*Data*
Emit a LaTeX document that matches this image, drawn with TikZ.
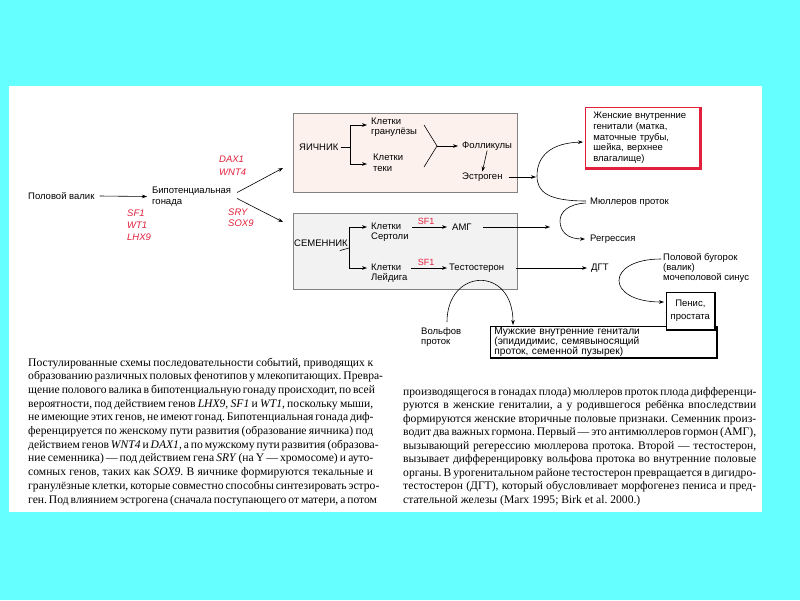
\documentclass[tikz,border=0pt]{standalone}
\usepackage{fontspec}
\setmainfont{Liberation Serif}
\setsansfont{Liberation Sans}
\usetikzlibrary{arrows.meta}
\definecolor{bgcyan}{RGB}{102,255,255}
\definecolor{gred}{RGB}{226,32,60}
\definecolor{ovfill}{RGB}{252,241,236}
\definecolor{tsfill}{RGB}{242,242,242}
\definecolor{boxgray}{RGB}{130,130,130}
\frenchspacing
\begin{document}
\begin{tikzpicture}[x=1pt,y=-1pt,
  lbl/.style={font=\sffamily\fontsize{9.5}{10.5}\selectfont, inner sep=0pt, align=left},
  gene/.style={font=\sffamily\itshape\fontsize{9.5}{12}\selectfont, text=gred, inner sep=0pt, align=left},
  sfgene/.style={font=\sffamily\fontsize{9}{10}\selectfont, text=gred, inner sep=0pt},
  arr/.style={-{Stealth[length=5pt,width=3.6pt]}, line width=0.6pt},
  ln/.style={line width=0.6pt},
  gonad/.style={draw=boxgray, line width=0.8pt, anchor=north west, minimum width=224pt, inner sep=0pt},
  outbox/.style={draw, line width=0.7pt, fill=white, anchor=north west, font=\sffamily\fontsize{9.5}{10.8}\selectfont},
  capl/.style={font=\rmfamily\fontsize{11.6}{13.7}\selectfont, inner sep=0pt, anchor=base west}
]
\useasboundingbox (0,0) rectangle (800,600);
\fill[bgcyan] (0,0) rectangle (800,600);
\fill[white] (9,86) rectangle (762,512);

% ---------- left part
\node[lbl, anchor=west] (valik) at (28,196) {Половой валик};
\node[lbl, anchor=west] (bip) at (152,196.5) {Бипотенциальная\\гонада};
\draw[arr] ([xshift=5pt]valik.east) -- ([xshift=-5pt]bip.west);
\node[gene, anchor=west] (g1) at (127,225.5) {SF1\\WT1\\LHX9};
\node[gene, anchor=west, font=\sffamily\itshape\fontsize{9.5}{13}\selectfont] (g2) at (219,165.5) {DAX1\\WNT4};
\node[gene, anchor=west, font=\sffamily\itshape\fontsize{9.5}{11}\selectfont] (g3) at (228,218) {SRY\\SOX9};
\coordinate (up) at (283,168);
\coordinate (dn) at (283,222);
\draw[arr] ([shift={(6pt,4pt)}]bip.east) -- (up);
\draw[arr] ([shift={(6pt,-2pt)}]bip.east) -- (dn);

% ---------- ovary
\node[gonad, fill=ovfill, minimum height=79pt] (ovbox) at (293,113) {};
\node[lbl, anchor=west] (yaich) at (299,147) {ЯИЧНИК};
\node[lbl, anchor=west] (gran) at (371,127) {Клетки\\гранулёзы};
\node[lbl, anchor=west] (teki) at (373,163) {Клетки\\теки};
\coordinate (ysplit) at (350,147);
\draw[ln] ([xshift=2pt]yaich.east) -- (ysplit);
\draw[arr] (ysplit) |- ([shift={(-4pt,2pt)}]gran.west);
\draw[arr] (ysplit) |- ([shift={(-6pt,-1pt)}]teki.west);
\coordinate (yj) at (437,146);
\draw[ln] (424,125) -- (yj) -- (424,167);
\node[lbl, anchor=west] (foll) at (462,146) {Фолликулы};
\draw[arr] (yj) -- ([xshift=-4pt]foll.west);
\node[lbl, anchor=west] (estr) at (462,177) {Эстроген};
\draw[arr] (foll.south) -- ([yshift=1pt]estr.north);
\coordinate (loopL) at (536,177);
\draw[arr] ([xshift=6pt]estr.east) -- (loopL);

% ---------- female targets
\node[outbox, draw=gred, minimum width=115pt, minimum height=61pt, text width=99pt,
      inner xsep=8pt, inner ysep=0pt, align=left] (fem) at (585,107)
  {Женские внутренние\\генитали (матка,\\маточные трубы,\\шейка, верхнее\\влагалище)};
\draw[gred, line width=2.6pt] (fem.north east) -- (fem.south east) -- (fem.south west);
\node[lbl, anchor=west] (mul) at (590,202) {Мюллеров проток};
\node[lbl, anchor=west] (regr) at (590,239) {Регрессия};
\coordinate (femin) at (583,142);
\draw[arr] ([shift={(-4pt,1pt)}]mul.west) .. controls (548,201) and (537,192) .. (537,176)
  .. controls (537,155) and (552,143) .. (femin);
\draw[arr] ([shift={(-4pt,-1pt)}]mul.west) .. controls (568,204) and (560,212) .. (560,221)
  .. controls (560,232) and (568,239) .. ([xshift=-5pt]regr.west);

% ---------- testis
\node[gonad, fill=tsfill, minimum height=76pt] (tsbox) at (293,213) {};
\node[lbl, anchor=west] (sem) at (294,243) {СЕМЕННИК};
\coordinate (sj) at (349,248);
\draw[ln] ([shift={(-8pt,-4pt)}]sem.south east) -- (sj);
\draw[arr] (sj) |- (367,227);
\draw[arr] (sj) |- (367,268);
\node[lbl, anchor=west] (sert) at (371,232) {Клетки\\Сертоли};
\node[lbl, anchor=west] (leyd) at (371,273) {Клетки\\Лейдига};
\node[lbl, anchor=west] (amg) at (452,227) {АМГ};
\node[lbl, anchor=west] (testo) at (449,268) {Тестостерон};
\draw[arr] ([xshift=3pt]sert.east |- amg.west) -- ([xshift=-5pt]amg.west);
\draw[arr] ([xshift=3pt]leyd.east |- testo.west) -- ([xshift=-2pt]testo.west);
\node[sfgene] (sf1a) at (426,221) {SF1};
\node[sfgene] (sf1b) at (426,262) {SF1};
\coordinate (amgend) at (550,227);
\draw[arr] ([xshift=11pt]amg.east) -- (amgend);
\node[lbl, anchor=west] (dgt) at (591,268) {ДГТ};
\draw[arr] ([xshift=12pt]testo.east) -- ([xshift=-4pt]dgt.west);

% ---------- male targets
\node[outbox, minimum width=226pt, minimum height=31pt, text width=218pt,
      inner xsep=4pt, inner ysep=0pt, align=left, font=\sffamily\fontsize{10.2}{9.7}\selectfont] (male) at (490,326)
  {Мужские внутренние генитали\\(эпидидимис, семявыносящий\\проток, семенной пузырек)};
\draw[line width=2.4pt] (male.north east) -- (male.south east) -- (male.south west);
\node[lbl, anchor=west] (volf) at (421,337) {Вольфов\\проток};
\coordinate (volfst) at (447,322);
\coordinate (malein) at (513,325);
\draw[arr] (volfst) .. controls (447,268) and (513,265) .. (malein);

\node[outbox, minimum width=48pt, minimum height=37pt, inner sep=0pt, align=center,
      font=\sffamily\fontsize{9.5}{12.5}\selectfont] (pen) at (666,292) {Пенис,\\простата};
\draw[line width=2.2pt] (pen.north east) -- (pen.south east) -- (pen.south west);
\node[lbl, anchor=west, font=\sffamily\fontsize{9.5}{10}\selectfont] (bug) at (663,268)
  {Половой бугорок\\(валик)\\мочеполовой синус};
\coordinate (bugst) at (661,259);
\coordinate (penin) at (664,302);
\draw[arr] (bugst) .. controls (605,259) and (605,302) .. (penin);

% ---------- caption
\foreach \t [count=\i] in {
 {Постулированные схемы последовательности событий, приводящих к},
 {образованию различных половых фенотипов у млекопитающих. Превра-},
 {щение полового валика в бипотенциальную гонаду происходит, по всей},
 {вероятности, под действием генов \textit{LHX9, SF1} и \textit{WT1}, поскольку мыши,},
 {не имеющие этих генов, не имеют гонад. Бипотенциальная гонада диф-},
 {ференцируется по женскому пути развития (образование яичника) под},
 {действием генов \textit{WNT4} и \textit{DAX1}, а по мужскому пути развития (образова-},
 {ние семенника) — под действием гена \textit{SRY} (на Y — хромосоме) и ауто-},
 {сомных генов, таких как \textit{SOX9.} В яичнике формируются текальные и},
 {гранулёзные клетки, которые совместно способны синтезировать эстро-},
 {ген. Под влиянием эстрогена (сначала поступающего от матери, а потом}}
 \node[capl] (cl\i) at (28,{366+13.7*(\i-1)}) {\hbox to 345pt{\t}};

\foreach \t [count=\i] in {
 {производящегося в гонадах плода) мюллеров проток плода дифференци-},
 {руются в женские гениталии, а у родившегося ребёнка впоследствии},
 {формируются женские вторичные половые признаки. Семенник произ-},
 {водит два важных гормона. Первый — это антимюллеров гормон (АМГ),},
 {вызывающий регерессию мюллерова протока. Второй — тестостерон,},
 {вызывает дифференцировку вольфова протока во внутренние половые},
 {органы. В урогенитальном районе тестостерон превращается в дигидро-},
 {тестостерон (ДГТ), который обусловливает морфогенез пениса и пред-}}
 \node[capl] (cr\i) at (403,{395+13.5*(\i-1)}) {\hbox to 353pt{\t}};
\node[capl] (cr9) at (403,{395+13.5*8}) {стательной железы (Marx 1995; Birk et al. 2000.)};
\end{tikzpicture}
\end{document}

*Given exercise*
Leave out the pictures, then repeat the listing above exactly from its first line to the line with "(9,86) rectangle (762,512);", inclusive.

*Response to the task*
Emit a LaTeX document that matches this image, drawn with TikZ.
\documentclass[tikz,border=0pt]{standalone}
\usepackage{fontspec}
\setmainfont{Liberation Serif}
\setsansfont{Liberation Sans}
\usetikzlibrary{arrows.meta}
\definecolor{bgcyan}{RGB}{102,255,255}
\definecolor{gred}{RGB}{226,32,60}
\definecolor{ovfill}{RGB}{252,241,236}
\definecolor{tsfill}{RGB}{242,242,242}
\definecolor{boxgray}{RGB}{130,130,130}
\frenchspacing
\begin{document}
\begin{tikzpicture}[x=1pt,y=-1pt,
  lbl/.style={font=\sffamily\fontsize{9.5}{10.5}\selectfont, inner sep=0pt, align=left},
  gene/.style={font=\sffamily\itshape\fontsize{9.5}{12}\selectfont, text=gred, inner sep=0pt, align=left},
  sfgene/.style={font=\sffamily\fontsize{9}{10}\selectfont, text=gred, inner sep=0pt},
  arr/.style={-{Stealth[length=5pt,width=3.6pt]}, line width=0.6pt},
  ln/.style={line width=0.6pt},
  gonad/.style={draw=boxgray, line width=0.8pt, anchor=north west, minimum width=224pt, inner sep=0pt},
  outbox/.style={draw, line width=0.7pt, fill=white, anchor=north west, font=\sffamily\fontsize{9.5}{10.8}\selectfont},
  capl/.style={font=\rmfamily\fontsize{11.6}{13.7}\selectfont, inner sep=0pt, anchor=base west}
]
\useasboundingbox (0,0) rectangle (800,600);
\fill[bgcyan] (0,0) rectangle (800,600);
\fill[white] (9,86) rectangle (762,512);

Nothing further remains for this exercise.